*Challenge*: Reproduce all the lines below exactly and omit the images.
begin Information provided
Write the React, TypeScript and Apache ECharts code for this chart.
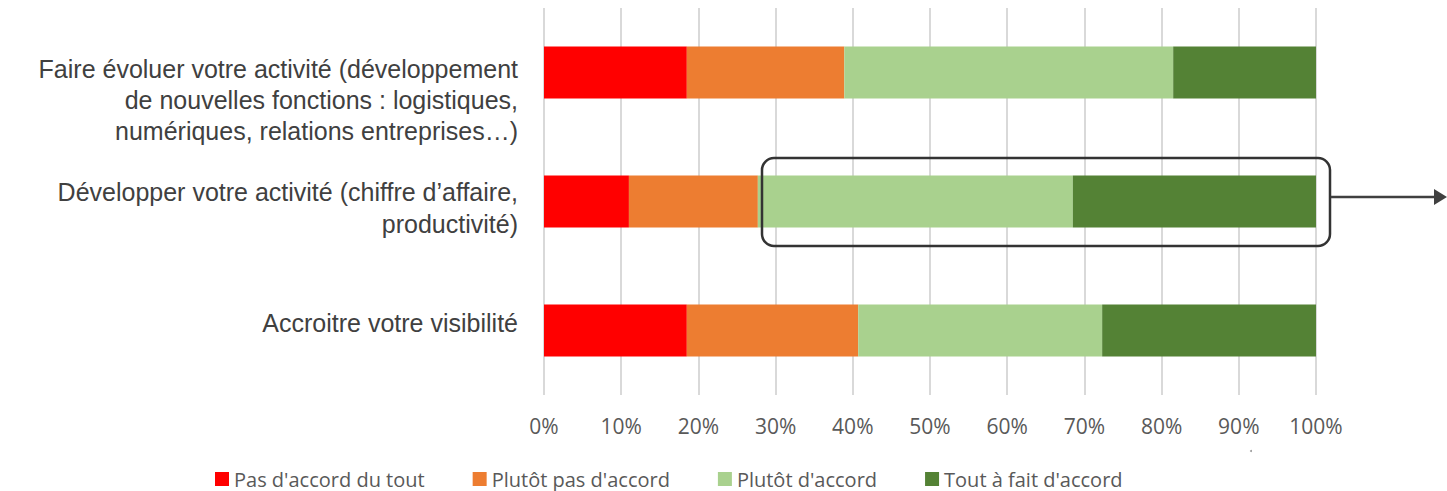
import React, { useEffect, useRef } from "react";
import * as echarts from "echarts";

const categories = [
  "Faire évoluer votre activité (développement\nde nouvelles fonctions : logistiques,\nnumériques, relations entreprises…)",
  "Développer votre activité (chiffre d’affaire,\nproductivité)",
  "Accroitre votre visibilité",
];
const seriesNames = [
  "Pas d'accord du tout",
  "Plutôt pas d'accord",
  "Plutôt d'accord",
  "Tout à fait d'accord",
];
const pasDuTout = [18.5, 11.0, 18.5];
const plutotPas = [20.4, 16.7, 22.2];
const plutotAccord = [42.6, 40.8, 31.6];
const toutAFait = [18.5, 31.5, 27.7];
const xTicks = [0, 10, 20, 30, 40, 50, 60, 70, 80, 90, 100];

const colors = ["#FF0000", "#ED7D31", "#A9D18E", "#548235"];

export default function App() {
  const ref = useRef<HTMLDivElement>(null);
  useEffect(() => {
    if (!ref.current) return;
    const chart = echarts.init(ref.current, null, { renderer: "svg" });
    const values = [pasDuTout, plutotPas, plutotAccord, toutAFait];
    const fmtLabel = (value: string, index: number) => {
      const lines = value.split("\n");
      if (index === 0) return "{s1| }\n" + lines.map((l) => "{a|" + l + "}").join("\n");
      if (index === 1) return "{s2| }\n" + lines.map((l) => "{b|" + l + "}").join("\n");
      return lines.map((l) => "{c|" + l + "}").join("\n") + "\n{s3| }";
    };
    const base = { fontFamily: "Liberation Sans", fontSize: 25, color: "#404040", align: "right" };
    chart.setOption({
      animation: false,
      grid: { left: 544, right: 131, top: 8, bottom: 96, containLabel: false },
      legend: {
        left: 215,
        top: 469,
        padding: 0,
        itemWidth: 14,
        itemHeight: 14,
        itemGap: 48,
        icon: "rect",
        textStyle: { fontFamily: "Open Sans", fontSize: 20, color: "#595959" },
        data: seriesNames,
      },
      xAxis: {
        type: "value",
        min: 0,
        max: 100,
        interval: 10,
        axisLine: { show: false },
        axisTick: { show: false },
        splitLine: { lineStyle: { color: "#D9D9D9", width: 2 } },
        axisLabel: {
          formatter: (v: number) => (xTicks.includes(v) ? v + "%" : ""),
          fontFamily: "Open Sans",
          fontSize: 21,
          color: "#595959",
          margin: 20,
        },
      },
      yAxis: {
        type: "category",
        inverse: true,
        data: categories,
        axisLine: { show: false },
        axisTick: { show: false },
        axisLabel: {
          ...base,
          margin: 26,
          formatter: fmtLabel,
          rich: {
            a: { ...base, lineHeight: 31 },
            b: { ...base, lineHeight: 32 },
            c: { ...base, lineHeight: 30 },
            s1: { ...base, fontSize: 10, lineHeight: 55 },
            s2: { ...base, fontSize: 10, lineHeight: 12 },
            s3: { ...base, fontSize: 10, lineHeight: 16 },
          },
        },
      },
      series: values.map((d, i) => ({
        name: seriesNames[i],
        type: "bar",
        stack: "total",
        barWidth: 52,
        data: d,
        itemStyle: { color: colors[i] },
      })),
      graphic: [
        {
          type: "rect",
          shape: { x: 762, y: 158, width: 568, height: 88, r: 12 },
          style: { fill: "none", stroke: "#333333", lineWidth: 2.5 },
          z: 100,
        },
        {
          type: "line",
          shape: { x1: 1331, y1: 197, x2: 1437, y2: 197 },
          style: { stroke: "#404040", lineWidth: 2.5 },
          z: 100,
        },
        {
          type: "polygon",
          shape: { points: [[1434, 189], [1447, 197], [1434, 205]] },
          style: { fill: "#404040" },
          z: 100,
        },
        {
          type: "circle",
          shape: { cx: 1251, cy: 451, r: 1 },
          style: { fill: "#9A9A9A" },
        },
      ],
    });
    return () => chart.dispose();
  }, []);
  return <div ref={ref} style={{ width: 1447, height: 491, position: "absolute", left: 0, top: 0 }} />;
}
end Information provided
*Reply*:
Write the React, TypeScript and Apache ECharts code for this chart.
import React, { useEffect, useRef } from "react";
import * as echarts from "echarts";

const categories = [
  "Faire évoluer votre activité (développement\nde nouvelles fonctions : logistiques,\nnumériques, relations entreprises…)",
  "Développer votre activité (chiffre d’affaire,\nproductivité)",
  "Accroitre votre visibilité",
];
const seriesNames = [
  "Pas d'accord du tout",
  "Plutôt pas d'accord",
  "Plutôt d'accord",
  "Tout à fait d'accord",
];
const pasDuTout = [18.5, 11.0, 18.5];
const plutotPas = [20.4, 16.7, 22.2];
const plutotAccord = [42.6, 40.8, 31.6];
const toutAFait = [18.5, 31.5, 27.7];
const xTicks = [0, 10, 20, 30, 40, 50, 60, 70, 80, 90, 100];

const colors = ["#FF0000", "#ED7D31", "#A9D18E", "#548235"];

export default function App() {
  const ref = useRef<HTMLDivElement>(null);
  useEffect(() => {
    if (!ref.current) return;
    const chart = echarts.init(ref.current, null, { renderer: "svg" });
    const values = [pasDuTout, plutotPas, plutotAccord, toutAFait];
    const fmtLabel = (value: string, index: number) => {
      const lines = value.split("\n");
      if (index === 0) return "{s1| }\n" + lines.map((l) => "{a|" + l + "}").join("\n");
      if (index === 1) return "{s2| }\n" + lines.map((l) => "{b|" + l + "}").join("\n");
      return lines.map((l) => "{c|" + l + "}").join("\n") + "\n{s3| }";
    };
    const base = { fontFamily: "Liberation Sans", fontSize: 25, color: "#404040", align: "right" };
    chart.setOption({
      animation: false,
      grid: { left: 544, right: 131, top: 8, bottom: 96, containLabel: false },
      legend: {
        left: 215,
        top: 469,
        padding: 0,
        itemWidth: 14,
        itemHeight: 14,
        itemGap: 48,
        icon: "rect",
        textStyle: { fontFamily: "Open Sans", fontSize: 20, color: "#595959" },
        data: seriesNames,
      },
      xAxis: {
        type: "value",
        min: 0,
        max: 100,
        interval: 10,
        axisLine: { show: false },
        axisTick: { show: false },
        splitLine: { lineStyle: { color: "#D9D9D9", width: 2 } },
        axisLabel: {
          formatter: (v: number) => (xTicks.includes(v) ? v + "%" : ""),
          fontFamily: "Open Sans",
          fontSize: 21,
          color: "#595959",
          margin: 20,
        },
      },
      yAxis: {
        type: "category",
        inverse: true,
        data: categories,
        axisLine: { show: false },
        axisTick: { show: false },
        axisLabel: {
          ...base,
          margin: 26,
          formatter: fmtLabel,
          rich: {
            a: { ...base, lineHeight: 31 },
            b: { ...base, lineHeight: 32 },
            c: { ...base, lineHeight: 30 },
            s1: { ...base, fontSize: 10, lineHeight: 55 },
            s2: { ...base, fontSize: 10, lineHeight: 12 },
            s3: { ...base, fontSize: 10, lineHeight: 16 },
          },
        },
      },
      series: values.map((d, i) => ({
        name: seriesNames[i],
        type: "bar",
        stack: "total",
        barWidth: 52,
        data: d,
        itemStyle: { color: colors[i] },
      })),
      graphic: [
        {
          type: "rect",
          shape: { x: 762, y: 158, width: 568, height: 88, r: 12 },
          style: { fill: "none", stroke: "#333333", lineWidth: 2.5 },
          z: 100,
        },
        {
          type: "line",
          shape: { x1: 1331, y1: 197, x2: 1437, y2: 197 },
          style: { stroke: "#404040", lineWidth: 2.5 },
          z: 100,
        },
        {
          type: "polygon",
          shape: { points: [[1434, 189], [1447, 197], [1434, 205]] },
          style: { fill: "#404040" },
          z: 100,
        },
        {
          type: "circle",
          shape: { cx: 1251, cy: 451, r: 1 },
          style: { fill: "#9A9A9A" },
        },
      ],
    });
    return () => chart.dispose();
  }, []);
  return <div ref={ref} style={{ width: 1447, height: 491, position: "absolute", left: 0, top: 0 }} />;
}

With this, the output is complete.